Caltrans is not objecting to the club's billboard ad of a suggestive slogan and a female torso wearing nothing but a tool belt.

State law prohibits freeway advertisements that include "any human figure in such detail as to offend public morals." But a 1976 appellate court ruling determined that the standard for offensive material was too vague.

Caltrans officials say the Club 215 logo violates state law regarding the use of signs that resemble highway markers near freeways. The sign could mislead motorists into believing the strip club is affiliated with the state agency, said Rose Melgoza, a Caltrans spokeswoman.

But Diamond said Caltrans' objections are outrageous and vowed to fight to keep the sign.

In June, Caltrans determined that the billboards violated state law after an administrative hearing before the agency's Outdoor Advertising Review Board. The board is responsible for enforcing the state's Outdoor Advertising Act, which prohibits signs within 660 feet of a freeway that are "likely to be mistaken" for "any directional, warning, danger or information sign."

But Diamond said Caltrans did not notify him or any representative of the club of the meeting. Instead, the state agency invited the owners of the billboard, Heywood Co. Outdoor Advertising, to participate.

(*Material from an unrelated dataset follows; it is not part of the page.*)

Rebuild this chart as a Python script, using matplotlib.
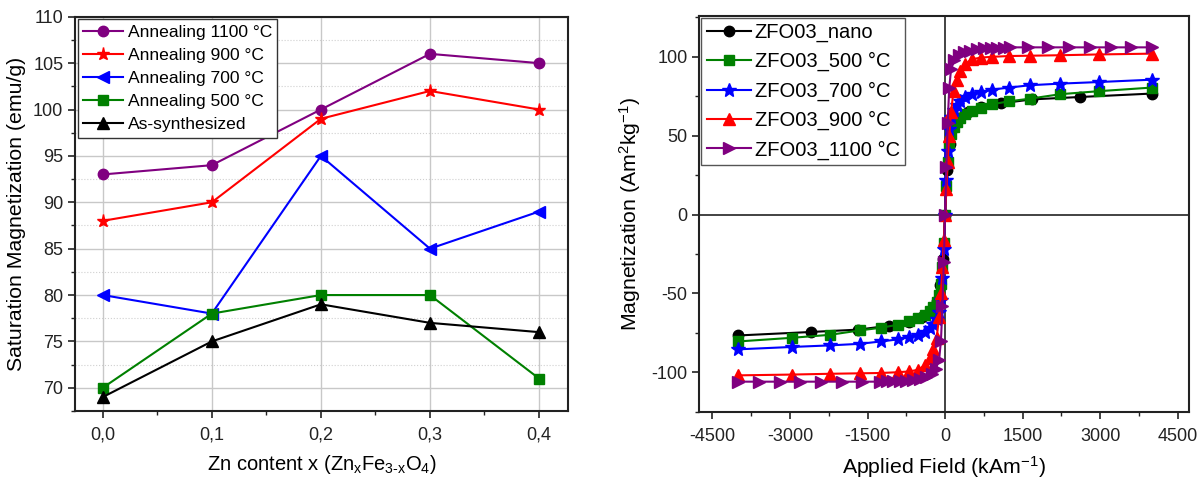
import matplotlib
matplotlib.use("Agg")
import matplotlib.pyplot as plt
from matplotlib.ticker import MultipleLocator, FuncFormatter

plt.rcParams["font.family"] = ["Liberation Sans", "DejaVu Sans"]
plt.rcParams["mathtext.fontset"] = "custom"
plt.rcParams["mathtext.rm"] = "Liberation Sans"
plt.rcParams["mathtext.it"] = "Liberation Sans"
plt.rcParams["axes.unicode_minus"] = False

# ---- left panel: saturation magnetization vs Zn content ----
zn_x = [0.0, 0.1, 0.2, 0.3, 0.4]
ms_1100 = [93, 94, 100, 106, 105]
ms_900 = [88, 90, 99, 102, 100]
ms_700 = [80, 78, 95, 85, 89]
ms_500 = [70, 78, 80, 80, 71]
ms_as = [69, 75, 79, 77, 76]

# ---- right panel: hysteresis loops (applied field kA/m, magnetization Am2/kg) ----
h_nano = [-4000, -2600, -1680, -1080, -690, -450, -260, -150, -90, -45, 0,
          45, 90, 150, 260, 450, 690, 1080, 1680, 2600, 4000]
m_nano = [-76.7, -74.5, -73.0, -70.5, -68.0, -65.3, -61.0, -55.0, -45.0, -28.0, 0.0,
          28.0, 45.0, 55.0, 61.0, 65.3, 68.0, 70.5, 73.0, 74.5, 76.7]

h_grid = [-4000, -2970, -2230, -1650, -1240, -910, -690, -515, -385, -290, -230,
          -165, -115, -80, -50, -25, 0, 25, 50, 80, 115, 165, 230, 290, 385, 515,
          690, 910, 1240, 1650, 2230, 2970, 4000]
m_500 = [-80.5, -78.2, -76.3, -73.5, -71.8, -69.9, -67.8, -65.7, -64.0, -61.5, -58.7,
         -55.5, -51.0, -44.0, -33.0, -18.0, 0.0, 18.0, 33.0, 44.0, 51.0, 55.5, 58.7,
         61.5, 64.0, 65.7, 67.8, 69.9, 71.8, 73.5, 76.3, 78.2, 80.5]
m_700 = [-85.5, -84.0, -83.0, -82.0, -80.5, -79.2, -77.7, -76.3, -74.6, -72.0, -69.3,
         -66.0, -62.0, -54.0, -40.0, -22.0, 0.0, 22.0, 40.0, 54.0, 62.0, 66.0, 69.3,
         72.0, 74.6, 76.3, 77.7, 79.2, 80.5, 82.0, 83.0, 84.0, 85.5]
m_900 = [-102.0, -101.5, -101.0, -100.7, -100.5, -100.0, -99.5, -98.4, -95.3, -91.0, -85.0,
         -78.6, -65.0, -50.0, -33.0, -16.0, 0.0, 16.0, 33.0, 50.0, 65.0, 78.6, 85.0,
         91.0, 95.3, 98.4, 99.5, 100.0, 100.5, 100.7, 101.0, 101.5, 102.0]

h_1100 = [-4000, -3600, -3200, -2800, -2400, -2000, -1600, -1260, -1130, -1000, -880,
          -750, -620, -490, -360, -260, -180, -115, -80, -50, -25, 0, 25, 50, 80, 115,
          180, 260, 360, 490, 620, 750, 880, 1000, 1130, 1260, 1600, 2000, 2400, 2800,
          3200, 3600, 4000]
m_1100 = [-106.0, -106.0, -106.0, -106.0, -106.0, -106.0, -106.0, -106.0, -105.8, -105.7,
          -105.5, -105.3, -105.0, -104.0, -103.0, -101.0, -98.0, -92.0, -80.0, -58.0, -30.0,
          0.0, 30.0, 58.0, 80.0, 92.0, 98.0, 101.0, 103.0, 104.0, 105.0, 105.3, 105.5,
          105.7, 105.8, 106.0, 106.0, 106.0, 106.0, 106.0, 106.0, 106.0, 106.0]

PURPLE = "#800080"
GREEN = "#008000"

fig = plt.figure(figsize=(12.01, 4.79), dpi=100)
ax1 = fig.add_axes([0.0625, 0.142, 0.4102, 0.823])
ax2 = fig.add_axes([0.5824, 0.139, 0.4073, 0.828])

# left panel
ax1.plot(zn_x, ms_1100, color=PURPLE, marker="o", ms=7.5, lw=1.5, label="Annealing 1100 °C")
ax1.plot(zn_x, ms_900, color="red", marker="*", ms=9.5, lw=1.5, label="Annealing 900 °C")
ax1.plot(zn_x, ms_700, color="blue", marker="<", ms=8, lw=1.5, label="Annealing 700 °C")
ax1.plot(zn_x, ms_500, color=GREEN, marker="s", ms=6.5, lw=1.5, label="Annealing 500 °C")
ax1.plot(zn_x, ms_as, color="black", marker="^", ms=8, lw=1.5, label="As-synthesized")

ax1.set_xlim(-0.0254, 0.4263)
ax1.set_ylim(67.5, 110)
ax1.xaxis.set_major_locator(MultipleLocator(0.1))
ax1.xaxis.set_minor_locator(MultipleLocator(0.05))
ax1.yaxis.set_major_locator(MultipleLocator(5))
ax1.yaxis.set_minor_locator(MultipleLocator(2.5))
ax1.xaxis.set_major_formatter(FuncFormatter(lambda v, p: f"{v:.1f}".replace(".", ",")))
ax1.grid(True, which="major", color="#c8c8c8", lw=1.0)
ax1.grid(True, which="minor", axis="y", color="#d0d0d0", lw=0.8, ls=":")
ax1.set_axisbelow(True)
ax1.set_xlabel("Zn content x (Zn$_x$Fe$_{3\u2010x}$O$_4$)", fontsize=14.5, labelpad=7)
ax1.set_ylabel("Saturation Magnetization (emu/g)", fontsize=15.3, labelpad=5)
leg1 = ax1.legend(loc="upper left", fontsize=12.6, frameon=True, fancybox=False,
                  borderaxespad=0.15, labelspacing=0.45, handlelength=2.3,
                  handletextpad=0.25, borderpad=0.3, framealpha=1)
leg1.get_frame().set_edgecolor("#333333")
leg1.get_frame().set_linewidth(1.0)

# right panel
ax2.axhline(0, color="#222222", lw=1.2, zorder=1)
ax2.axvline(0, color="#222222", lw=1.2, zorder=1)
ax2.plot(h_nano, m_nano, color="black", marker="o", ms=7.5, lw=1.5, label="ZFO03_nano")
ax2.plot(h_grid, m_500, color=GREEN, marker="s", ms=7, lw=1.5, label="ZFO03_500 °C")
ax2.plot(h_grid, m_700, color="blue", marker="*", ms=10, lw=1.5, label="ZFO03_700 °C")
ax2.plot(h_grid, m_900, color="red", marker="^", ms=8.5, lw=1.5, label="ZFO03_900 °C")
ax2.plot(h_1100, m_1100, color=PURPLE, marker=">", ms=8.5, lw=1.5, label="ZFO03_1100 °C")

ax2.set_xlim(-4750, 4710)
ax2.set_ylim(-125.5, 126)
ax2.xaxis.set_major_locator(MultipleLocator(1500))
ax2.xaxis.set_minor_locator(MultipleLocator(750))
ax2.yaxis.set_major_locator(MultipleLocator(50))
ax2.yaxis.set_minor_locator(MultipleLocator(25))
ax2.set_xlabel("Applied Field (kAm$^{-1}$)", fontsize=15.3, labelpad=7)
ax2.set_ylabel("Magnetization (Am$^{2}$kg$^{-1}$)", fontsize=15.3, labelpad=6)
leg2 = ax2.legend(loc="upper left", fontsize=14.5, frameon=True, fancybox=False,
                  borderaxespad=0.1, labelspacing=0.5, handlelength=2.2,
                  handletextpad=0.2, borderpad=0.25, framealpha=1)
leg2.get_frame().set_edgecolor("#555555")
leg2.get_frame().set_linewidth(1.0)

for ax in (ax1, ax2):
    for s in ax.spines.values():
        s.set_linewidth(1.5)
        s.set_color("#222222")
    ax.tick_params(which="major", direction="out", length=5, width=1.2, labelsize=13, colors="#222222")
    ax.tick_params(which="minor", direction="out", length=3, width=1.0, colors="#222222")
    ax.tick_params(axis="x", pad=6)

fig.savefig("out.png", dpi=100)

The board concluded that the club's billboards must be modified to eliminate the Club 215 logo or removed, according to Diamond. A spokesperson for the Heywood Co. could not be reached.

After the June hearing, Diamond said, he contacted Caltrans, demanding that he be included in future hearings.

Caltrans officials have requested a second review board hearing, later this month, to decide whether a 7-foot-tall sign bearing the logo outside the club violates state rules.

Diamond said Caltrans doesn't have the authority to impose the ruling unless the agency sues the club and wins.

David Anderson, a Caltrans spokesman, declined to discuss the case, except to say that the agency has yet to decide whether to take legal action.

But Diamond said he's not ready to budge.

"No one can possibly confuse the billboard sign for a freeway sign," he said. "There is no danger to the motoring public."